人类或任何一个由人群所组成的组织,它的行为只要成为一个“模式”,就必须处于同一个(或一套相互呼应的)逻辑体系的管控之下,经济(包括它的实体和各个实体间的相互交易与竞争)作为人类一个复杂的行为综合体,只要有了一个合理的顶层设计,才能运作自如。西方经济这一百多年来的飞速发展,是基督教新教文化为它打下了基础,它的顶层设计是自然而然形成的,它很适合于西方人的胃口和思维习惯,这也是西方人千方百计地维护和不择手段地推行它的原因。我们东方人常常有理也说不清的原因也在这里。我们曾经因此而缺少发言权。现在我们已经改变了不少,才有了今天大体上能与他们相互的融合局面,但是文化背景的不同,不可能让我们变得和他们一模一样。

我们的顶层设计必须要从我们民族的传统文化的理念出发,具体讲,就是吸收西方人在经济理论与实践方面成熟合理的一面,坚持我们文化资源中优异的元素,其中蕴含有现代精神元素的“贤能政治”(西方人常常把它称为“文官政府传统”)可以在今后提升人类现代社会的水准方面发挥其无可替代的作用和价值。表现在现实中,就是让能动地理性地干预市场的政府,与充分的市场机制相结合。我们中国人在历史上用很长的时间已经积累了很丰富的经验,这将能对今后的现代社会的建设起到正面的推动作用。

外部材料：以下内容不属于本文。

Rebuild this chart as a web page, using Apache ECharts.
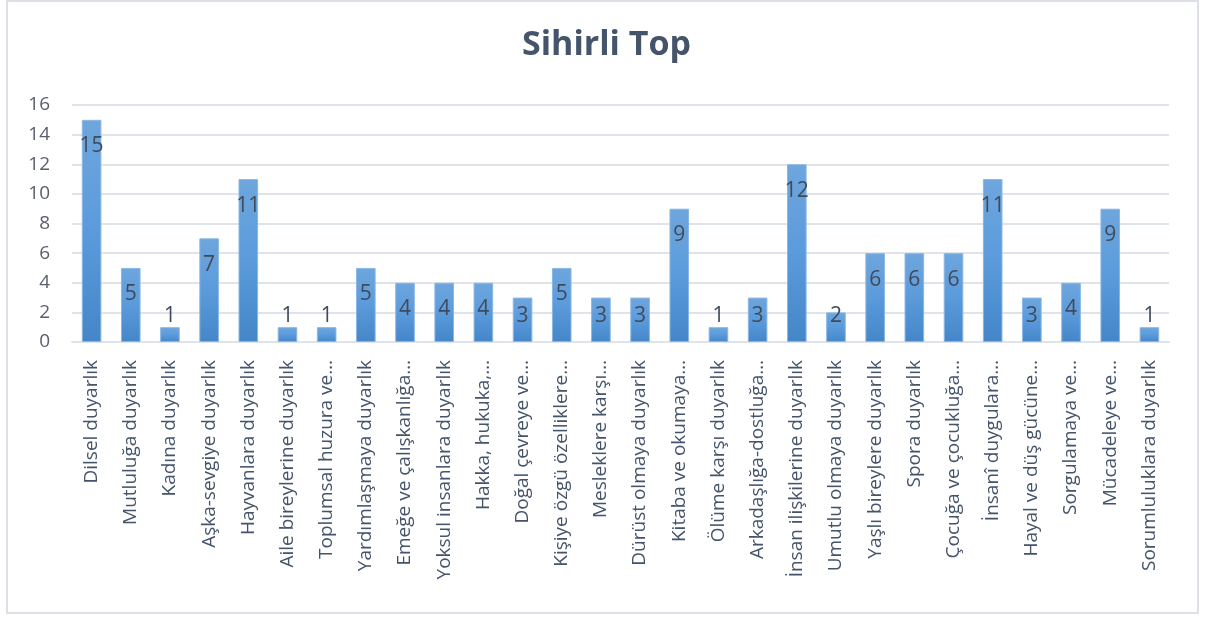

我用我们民族传统文化中这种以“经世济民”为主要内容设计了一套政府行为规范,我认为这是实施进一步改革开放所必须做的功课,缺少了这个顶层设计,一味地“摸石头”,中国这个巨型的经济体虽然体积庞大也只能算是一片随波逐流的浮萍,而不能称为一种稳定的模式指导下的生动的有机体。